Supplied entries:
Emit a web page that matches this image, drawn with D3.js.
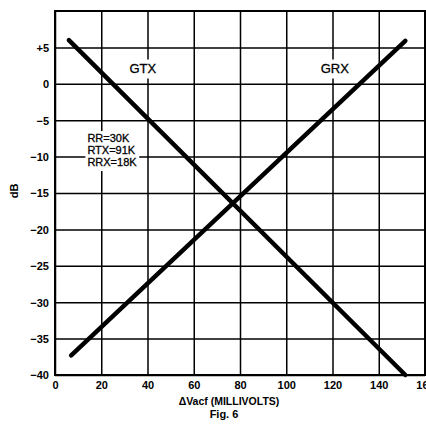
<!DOCTYPE html>
<html>
<head>
<meta charset="utf-8">
<script src="https://cdn.jsdelivr.net/npm/d3@7"></script>
<style>
  body { margin: 0; background: #fff; }
  svg { display: block; font-family: "Liberation Sans", Arial, sans-serif; }
</style>
</head>
<body>
<div id="chart"></div>
<script>
// values
const xTicks = [0, 20, 40, 60, 80, 100, 120, 140, 160];
const yTicks = [-40, -35, -30, -25, -20, -15, -10, -5, 0, 5];
const gtxLine = [[6, 6], [151.5, -40]];
const grxLine = [[7, -37.3], [151.5, 5.9]];
const noteLines = ['RR=30K', 'RTX=91K', 'RRX=18K'];

const W = 426, H = 424;
const margin = {top: 11, right: 1, bottom: 49, left: 55};
const width = W - margin.left - margin.right,
      height = H - margin.top - margin.bottom;

const svg = d3.select('#chart').append('svg')
    .attr('width', W)
    .attr('height', H);

const g = svg.append('g')
    .attr('transform', 'translate(' + margin.left + ',' + margin.top + ')');

const x = d3.scaleLinear().domain([0, 160]).range([0, width]);
const y = d3.scaleLinear().domain([-40, 10]).range([height, 0]);

const fmt = d => d > 0 ? '+' + d : (d < 0 ? '\u2212' + Math.abs(d) : '0');

// grid + tick labels
const yAxis = g.append('g')
    .call(d3.axisLeft(y).tickValues(yTicks).tickSize(-width).tickPadding(6).tickFormat(fmt));
const xAxis = g.append('g')
    .attr('transform', 'translate(0,' + height + ')')
    .call(d3.axisBottom(x).tickValues(xTicks).tickSize(-height).tickPadding(6).tickFormat(d => d));

[xAxis, yAxis].forEach(a => {
  a.select('.domain').remove();
  a.selectAll('line').attr('stroke', '#000').attr('stroke-width', 1.5);
  a.selectAll('text')
      .attr('fill', '#000')
      .attr('font-size', 11)
      .attr('font-weight', 'bold');
});
yAxis.selectAll('text').attr('dy', '0.36em');
xAxis.selectAll('text').attr('dy', '0.72em');

// frame
g.append('rect')
    .attr('width', width)
    .attr('height', height)
    .attr('fill', 'none')
    .attr('stroke', '#000')
    .attr('stroke-width', 2);

// labels with white backing
function label(parent, tx, ty, lines, anchor, size) {
  const grp = parent.append('g');
  const t = grp.append('text')
      .attr('font-size', size)
      .attr('fill', '#000')
      .attr('stroke', '#000')
      .attr('stroke-width', 0.3)
      .attr('text-anchor', anchor);
  lines.forEach((s, i) => {
    t.append('tspan').attr('x', tx).attr('y', ty + i * 12).text(s);
  });
  const b = t.node().getBBox();
  grp.insert('rect', 'text')
      .attr('x', b.x - 2).attr('y', b.y - 1)
      .attr('width', b.width + 4).attr('height', b.height + 4)
      .attr('fill', '#fff');
}

label(g, x(38), y(-0.1) - 11 - 1, ['GTX'], 'middle', 13);
label(g, x(121), y(-0.1) - 11 - 1, ['GRX'], 'middle', 13);
label(g, x(14), y(-8.0), noteLines, 'start', 11);

// data lines
const line = d3.line().x(d => x(d[0])).y(d => y(d[1]));
[gtxLine, grxLine].forEach(d => {
  g.append('path')
      .datum(d)
      .attr('d', line)
      .attr('fill', 'none')
      .attr('stroke', '#000')
      .attr('stroke-width', 4.5)
      .attr('stroke-linecap', 'round');
});

// axis titles
svg.append('text')
    .attr('transform', 'translate(18,191) rotate(-90)')
    .attr('text-anchor', 'middle')
    .attr('font-size', 11)
    .attr('font-weight', 'bold')
    .text('dB');

svg.append('text')
    .attr('x', 229).attr('y', 405)
    .attr('text-anchor', 'middle')
    .attr('font-size', 10.5)
    .attr('font-weight', 'bold')
    .text('\u0394Vacf (MILLIVOLTS)');

svg.append('text')
    .attr('x', 224).attr('y', 418)
    .attr('text-anchor', 'middle')
    .attr('font-size', 11)
    .attr('font-weight', 'bold')
    .text('Fig. 6');
</script>
</body>
</html>
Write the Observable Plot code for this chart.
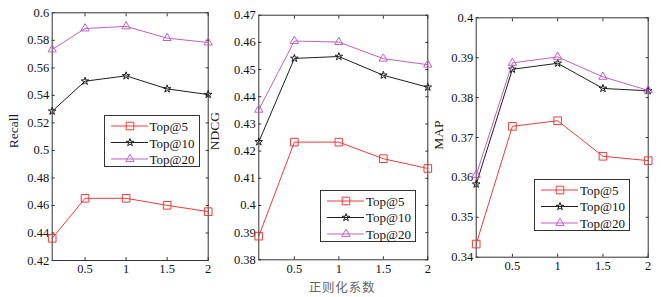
<!DOCTYPE html>
<html>
<head>
<meta charset="utf-8">
<script src="https://cdn.jsdelivr.net/npm/d3@7"></script>
<script src="https://cdn.jsdelivr.net/npm/@observablehq/plot@0.6"></script>
<style>
  html, body { margin: 0; padding: 0; background: #fff; }
  #wrap { position: relative; width: 661px; height: 297px; overflow: hidden; background: #fff; font-family: 'Liberation Serif', serif; }
  .panel { position: absolute; top: 0; }
  .ylab { position: absolute; font-family: 'Liberation Serif', serif; font-size: 13.5px; color: #222; transform: translate(-50%, -50%) rotate(-90deg); white-space: nowrap; }
  .xlab { position: absolute; font-family: 'Noto Sans CJK SC', sans-serif; font-size: 12.5px; color: #666; transform: translate(-50%, -50%); white-space: nowrap; letter-spacing: 0.8px; }
  .legend { position: absolute; width: 96px; height: 52px; border: 1px solid #333; background: #fff; box-sizing: border-box; }
  .legrow { position: absolute; left: 45px; font-family: 'Liberation Serif', serif; font-size: 13px; color: #111; line-height: 1; transform: translateY(-50%); white-space: nowrap; }
</style>
</head>
<body>
<div id="wrap"></div>
<script>
// ---- data ----
const params = [0.1, 0.5, 1, 1.5, 2];
const seriesNames = ["Top@5", "Top@10", "Top@20"];
const xTicks = [0.5, 1, 1.5, 2];

const recall5  = [0.4361, 0.4652, 0.4652, 0.4601, 0.4555];
const recall10 = [0.5285, 0.5503, 0.5542, 0.5447, 0.5406];
const recall20 = [0.5733, 0.5886, 0.5901, 0.5816, 0.5784];
const recallTicks = [0.42, 0.44, 0.46, 0.48, 0.5, 0.52, 0.54, 0.56, 0.58, 0.6];

const ndcg5  = [0.3887, 0.4233, 0.4233, 0.4172, 0.4136];
const ndcg10 = [0.4234, 0.4541, 0.4548, 0.4479, 0.4435];
const ndcg20 = [0.4352, 0.4605, 0.4601, 0.4540, 0.4518];
const ndcgTicks = [0.38, 0.39, 0.40, 0.41, 0.42, 0.43, 0.44, 0.45, 0.46, 0.47];

const map5  = [0.3433, 0.3728, 0.3742, 0.3653, 0.3642];
const map10 = [0.3583, 0.3871, 0.3886, 0.3823, 0.3817];
const map20 = [0.3606, 0.3887, 0.3902, 0.3852, 0.3818];
const mapTicks = [0.34, 0.35, 0.36, 0.37, 0.38, 0.39, 0.40];

const yLabels = ["Recall", "NDCG", "MAP"];
const xLabel = "正则化系数";

// ---- styles ----
const colors = ["#f03a3a", "#1e1e1e", "#c060c0"];
const symbols = ["square", "star", "triangle"];
const radii = [4.3, 2.4, 3.1];
const fmt = d => String(+(+d).toFixed(2));

function toRows(arrs) {
  const rows = [];
  arrs.forEach((vals, si) => vals.forEach((v, i) => rows.push({x: params[i], y: v, s: si})));
  return rows;
}

function panel(arrs, yTicks, width, ml, mr, mt, mb) {
  const rows = toRows(arrs);
  const marks = [
    Plot.frame({stroke: "#333", strokeWidth: 1}),
    Plot.axisX(xTicks, {anchor: "bottom", tickSize: 0, tickPadding: 4, tickFormat: fmt, label: null}),
    Plot.axisX(xTicks, {anchor: "bottom", tickSize: -3, fill: "none", stroke: "#333"}),
    Plot.axisX(xTicks, {anchor: "top", tickSize: -3, fill: "none", stroke: "#333"}),
    Plot.axisY(yTicks, {anchor: "left", tickSize: 0, tickPadding: 3, tickFormat: fmt, label: null}),
    Plot.axisY(yTicks, {anchor: "left", tickSize: -3, fill: "none", stroke: "#333"}),
    Plot.axisY(yTicks, {anchor: "right", tickSize: -3, fill: "none", stroke: "#333"})
  ];
  [0, 1, 2].forEach(si => {
    const d = rows.filter(r => r.s === si);
    marks.push(Plot.line(d, {x: "x", y: "y", stroke: colors[si], strokeWidth: 1}));
    marks.push(Plot.dot(d, {x: "x", y: "y", symbol: symbols[si], r: radii[si], stroke: colors[si], fill: "none", strokeWidth: 1}));
  });
  return Plot.plot({
    width, height: 297,
    marginLeft: ml, marginRight: mr, marginTop: mt, marginBottom: mb,
    style: {background: "transparent", overflow: "visible", fontFamily: "'Liberation Serif', serif", fontSize: "12.5px", color: "#111"},
    x: {domain: [0.1, 2], label: null},
    y: {domain: [yTicks[0], yTicks[yTicks.length - 1]], label: null},
    marks
  });
}

const wrap = document.getElementById("wrap");
const panels = [
  {arrs: [recall5, recall10, recall20], ticks: recallTicks, left: 0, width: 220, ml: 51.7, mr: 12.3, mt: 12.3, mb: 37},
  {arrs: [ndcg5, ndcg10, ndcg20], ticks: ndcgTicks, left: 220, width: 220, ml: 38.3, mr: 12.7, mt: 14.7, mb: 37.7},
  {arrs: [map5, map10, map20], ticks: mapTicks, left: 440, width: 221, ml: 35.7, mr: 13.3, mt: 17.3, mb: 40.3}
];
panels.forEach(p => {
  const div = document.createElement("div");
  div.className = "panel";
  div.style.left = p.left + "px";
  div.style.width = p.width + "px";
  div.appendChild(panel(p.arrs, p.ticks, p.width, p.ml, p.mr, p.mt, p.mb));
  wrap.appendChild(div);
});

// axis titles
const ylabPos = [[13.5, 131], [215, 131], [438.5, 135]];
yLabels.forEach((t, i) => {
  const el = document.createElement("div");
  el.className = "ylab";
  el.textContent = t;
  el.style.left = ylabPos[i][0] + "px";
  el.style.top = ylabPos[i][1] + "px";
  wrap.appendChild(el);
});
const xl = document.createElement("div");
xl.className = "xlab";
xl.textContent = xLabel;
xl.style.left = "342px";
xl.style.top = "285.5px";
wrap.appendChild(xl);

// legends
const legendPos = [[103.5, 115], [320, 189.5], [534, 178.5]];
const symMap = {square: d3.symbolSquare, star: d3.symbolStar, triangle: d3.symbolTriangle};
legendPos.forEach(([lx, ly]) => {
  const box = document.createElement("div");
  box.className = "legend";
  box.style.left = lx + "px";
  box.style.top = ly + "px";
  const svg = d3.create("svg").attr("width", 46).attr("height", 52).style("position", "absolute").style("left", "-1px").style("top", "-1px");
  seriesNames.forEach((name, i) => {
    const yy = 11 + i * 16.5;
    svg.append("line").attr("x1", 7).attr("x2", 44).attr("y1", yy).attr("y2", yy).attr("stroke", colors[i]).attr("stroke-width", 1);
    svg.append("path").attr("transform", `translate(26,${yy})`)
      .attr("d", d3.symbol(symMap[symbols[i]], Math.PI * radii[i] * radii[i])())
      .attr("fill", "none").attr("stroke", colors[i]).attr("stroke-width", 1);
    const t = document.createElement("div");
    t.className = "legrow";
    t.style.top = (yy - 1) + "px";
    t.textContent = name;
    box.appendChild(t);
  });
  box.appendChild(svg.node());
  wrap.appendChild(box);
});
</script>
</body>
</html>
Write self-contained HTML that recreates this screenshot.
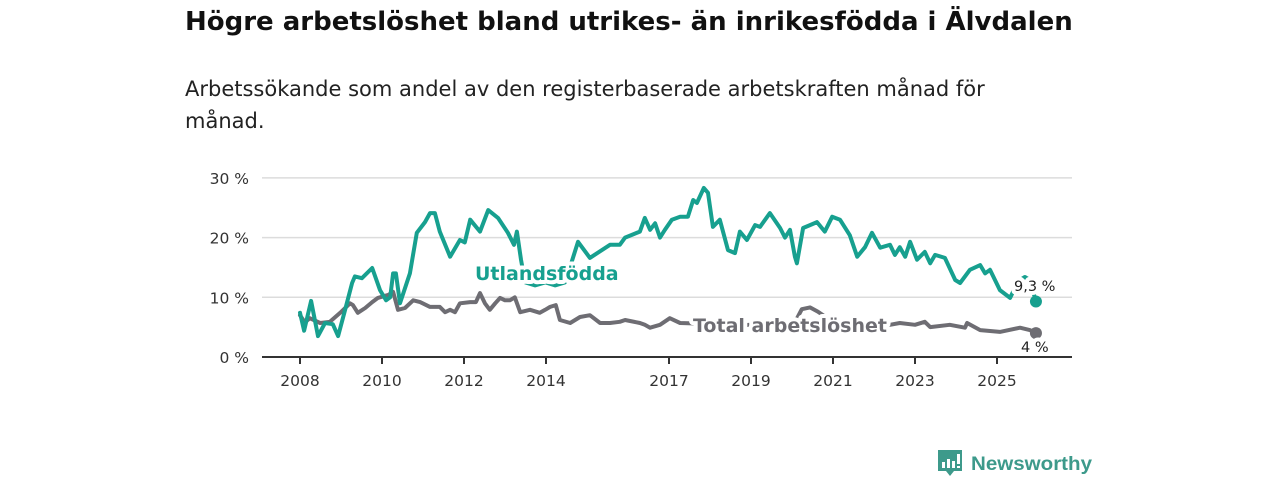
<!DOCTYPE html>
<html><head><meta charset="utf-8">
<style>
body{margin:0;background:#fff;width:1280px;height:480px;overflow:hidden;font-family:"DejaVu Sans","Liberation Sans",sans-serif;}
#title{position:absolute;left:185px;top:7px;font-size:26px;font-weight:bold;color:#111;margin:0;white-space:nowrap}
#sub{position:absolute;left:185px;top:73px;width:860px;font-size:21px;line-height:32px;color:#222;margin:0}
svg{position:absolute;left:0;top:0}
</style></head><body>
<h1 id="title">Högre arbetslöshet bland utrikes- än inrikesfödda i Älvdalen</h1>
<p id="sub">Arbetssökande som andel av den registerbaserade arbetskraften månad för månad.</p>
<svg id="chart" width="1280" height="480"></svg>
<script>
const yTicks=[0,10,20,30];
const xTicks=[2008,2010,2012,2014,2017,2019,2021,2023,2025];
const foreignYears=[2008.00,2008.10,2008.27,2008.44,2008.61,2008.80,2008.93,2009.10,2009.27,2009.34,2009.51,2009.76,2009.95,2010.10,2010.20,2010.27,2010.34,2010.44,2010.68,2010.85,2011.05,2011.17,2011.29,2011.41,2011.66,2011.90,2012.02,2012.15,2012.39,2012.59,2012.83,2013.07,2013.22,2013.29,2013.39,2013.49,2013.73,2013.98,2014.22,2014.46,2014.63,2014.78,2015.07,2015.56,2015.80,2015.93,2016.29,2016.41,2016.54,2016.66,2016.78,2016.90,2017.07,2017.27,2017.46,2017.59,2017.68,2017.85,2017.95,2018.07,2018.24,2018.44,2018.61,2018.73,2018.90,2019.10,2019.22,2019.46,2019.71,2019.83,2019.95,2020.07,2020.12,2020.27,2020.44,2020.61,2020.80,2020.98,2021.17,2021.41,2021.59,2021.78,2021.95,2022.15,2022.39,2022.51,2022.63,2022.76,2022.88,2023.05,2023.24,2023.37,2023.49,2023.73,2023.98,2024.10,2024.34,2024.59,2024.71,2024.83,2025.07,2025.32,2025.44,2025.56,2025.68,2025.80,2025.95];
const foreignValues=[7.4,4.4,9.4,3.5,5.7,5.5,3.5,7.9,12.4,13.5,13.2,14.9,11.2,9.5,10,14,14,9,14,20.8,22.6,24.1,24.1,21,16.8,19.6,19.2,23,21,24.6,23.3,20.8,18.8,21,16.3,12.5,12,12.5,12,12.5,16,19.3,16.6,18.8,18.8,20,21,23.3,21.3,22.4,20,21.3,23,23.5,23.5,26.3,25.8,28.3,27.5,21.8,23,17.9,17.4,21,19.6,22.1,21.8,24.1,21.6,20,21.3,16.8,15.7,21.6,22.1,22.6,21,23.5,23,20.4,16.8,18.4,20.8,18.3,18.8,17.1,18.4,16.8,19.3,16.3,17.6,15.7,17.1,16.6,12.9,12.4,14.6,15.4,14,14.6,11.2,9.9,11.6,12.9,13.4,12.9,9.3];
const totalYears=[2008.00,2008.12,2008.24,2008.49,2008.73,2008.98,2009.22,2009.29,2009.41,2009.59,2009.76,2009.90,2010.15,2010.27,2010.39,2010.56,2010.76,2010.93,2011.17,2011.41,2011.54,2011.66,2011.78,2011.90,2012.15,2012.29,2012.39,2012.51,2012.63,2012.76,2012.88,2013.00,2013.12,2013.24,2013.37,2013.61,2013.85,2013.98,2014.10,2014.24,2014.34,2014.59,2014.83,2015.07,2015.32,2015.56,2015.80,2015.93,2016.29,2016.41,2016.54,2016.78,2017.02,2017.27,2017.76,2018.24,2018.73,2019.22,2019.71,2020.07,2020.24,2020.44,2020.63,2020.93,2021.41,2021.90,2022.27,2022.39,2022.63,2023.00,2023.24,2023.37,2023.85,2024.22,2024.27,2024.59,2025.07,2025.56,2025.80,2025.95];
const totalValues=[7.0,5.8,6.5,5.7,5.9,7.4,9,8.7,7.4,8.2,9.2,9.9,10.4,10.9,7.9,8.2,9.5,9.2,8.4,8.4,7.5,7.9,7.5,9,9.2,9.2,10.7,9,7.9,9,9.9,9.5,9.5,10,7.5,7.9,7.4,7.9,8.4,8.7,6.2,5.7,6.7,7,5.7,5.7,5.9,6.2,5.7,5.4,4.9,5.4,6.5,5.7,5.6,5.8,5.3,5.5,6.0,5.8,8.0,8.3,7.6,6.2,5.9,5.6,5.5,5.4,5.7,5.4,5.9,5,5.4,4.9,5.7,4.5,4.2,4.9,4.5,4.0];

const svg=document.getElementById('chart');
const NS='http://www.w3.org/2000/svg';
const x=v=>300+(v-2008)*41;
const y=v=>357-v*5.97;
function mk(t,a,p){const e=document.createElementNS(NS,t);for(const k in a)e.setAttribute(k,a[k]);(p||svg).appendChild(e);return e;}
yTicks.forEach(t=>{
  if(t>0){const g=mk('line',{x1:262,x2:1072,y1:y(t),y2:y(t),stroke:'#dcdcdc','stroke-width':1.5});
  
  }
  const l=mk('text',{x:249,y:y(t)+6,'text-anchor':'end','font-size':15.5,fill:'#333'});
  l.textContent=t+' %';
  
  
});
const ax=mk('line',{x1:262,x2:1072,y1:357,y2:357,stroke:'#333','stroke-width':2});


xTicks.forEach(t=>{
  mk('line',{x1:x(t),x2:x(t),y1:357,y2:364,stroke:'#333','stroke-width':2});
  const l=mk('text',{x:x(t),y:386,'text-anchor':'middle','font-size':15.5,fill:'#333'});
  l.textContent=t;
  
  
});
function line(ys,vs,col,name){
  const d=ys.map((yr,i)=>(i?'L':'M')+x(yr).toFixed(1)+','+y(vs[i]).toFixed(1)).join('');
  const p=mk('path',{d:d,fill:'none',stroke:col,'stroke-width':4,'stroke-linejoin':'round','stroke-linecap':'round'});
  
  
  const n=ys.length-1;
  const c=mk('circle',{cx:x(ys[n]),cy:y(vs[n]),r:6,fill:col});
  
  
}
const TEAL='#17a08f',GRAY='#6e6d73';
line(totalYears,totalValues,GRAY,'total-line');
line(foreignYears,foreignValues,TEAL,'foreign-line');
function label(txt,xx,yy,col,size,weight,name){
  const t=mk('text',{x:xx,y:yy,'font-size':size,'font-weight':weight,fill:col,stroke:'#fff','stroke-width':8,'paint-order':'stroke','stroke-linejoin':'round'});
  t.textContent=txt;
  
  
}
label('Utlandsfödda',475,280,TEAL,19,'bold','foreign-series-label');
label('Total arbetslöshet',693,332,GRAY,19,'bold','total-series-label');
label('9,3 %',1014,291,'#222',14.5,'normal','foreign-end-value');
label('4 %',1021,352,'#222',14.5,'normal','total-end-value');
</script>
<svg width="1280" height="480">
  <path d="M938 450h24v21h-8l-4 5-4-5h-8z" fill="#3d9a8b"/>
  <rect x="942" y="462" width="3" height="6" fill="#fff"/>
  <rect x="947" y="459" width="3" height="9" fill="#fff"/>
  <rect x="952" y="461" width="3" height="7" fill="#fff"/>
  <rect x="957" y="454" width="3" height="10" fill="#fff"/>
  <rect x="957" y="466" width="3" height="2" fill="#fff"/>
  <text x="971" y="470" font-size="19.5" font-weight="bold" fill="#3d9a8b" font-family="Liberation Sans, sans-serif" textLength="121" lengthAdjust="spacingAndGlyphs">Newsworthy</text>
</svg>
</body></html>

Given exercise:
Repeat only the lines from the beginning of the material through the line containing "const fmt = d => d", both ends kept, leaving pictures out.

Solution:
Emit a web page that matches this image, drawn with D3.js.
<!DOCTYPE html>
<html>
<head>
<meta charset="utf-8">
<script src="https://cdn.jsdelivr.net/npm/d3@7"></script>
<style>
  body { margin: 0; background: #fff; }
  svg { display: block; font-family: "Liberation Sans", Arial, sans-serif; }
</style>
</head>
<body>
<div id="chart"></div>
<script>
// values
const xTicks = [0, 20, 40, 60, 80, 100, 120, 140, 160];
const yTicks = [-40, -35, -30, -25, -20, -15, -10, -5, 0, 5];
const gtxLine = [[6, 6], [151.5, -40]];
const grxLine = [[7, -37.3], [151.5, 5.9]];
const noteLines = ['RR=30K', 'RTX=91K', 'RRX=18K'];

const W = 426, H = 424;
const margin = {top: 11, right: 1, bottom: 49, left: 55};
const width = W - margin.left - margin.right,
      height = H - margin.top - margin.bottom;

const svg = d3.select('#chart').append('svg')
    .attr('width', W)
    .attr('height', H);

const g = svg.append('g')
    .attr('transform', 'translate(' + margin.left + ',' + margin.top + ')');

const x = d3.scaleLinear().domain([0, 160]).range([0, width]);
const y = d3.scaleLinear().domain([-40, 10]).range([height, 0]);

const fmt = d => d > 0 ? '+' + d : (d < 0 ? '\u2212' + Math.abs(d) : '0');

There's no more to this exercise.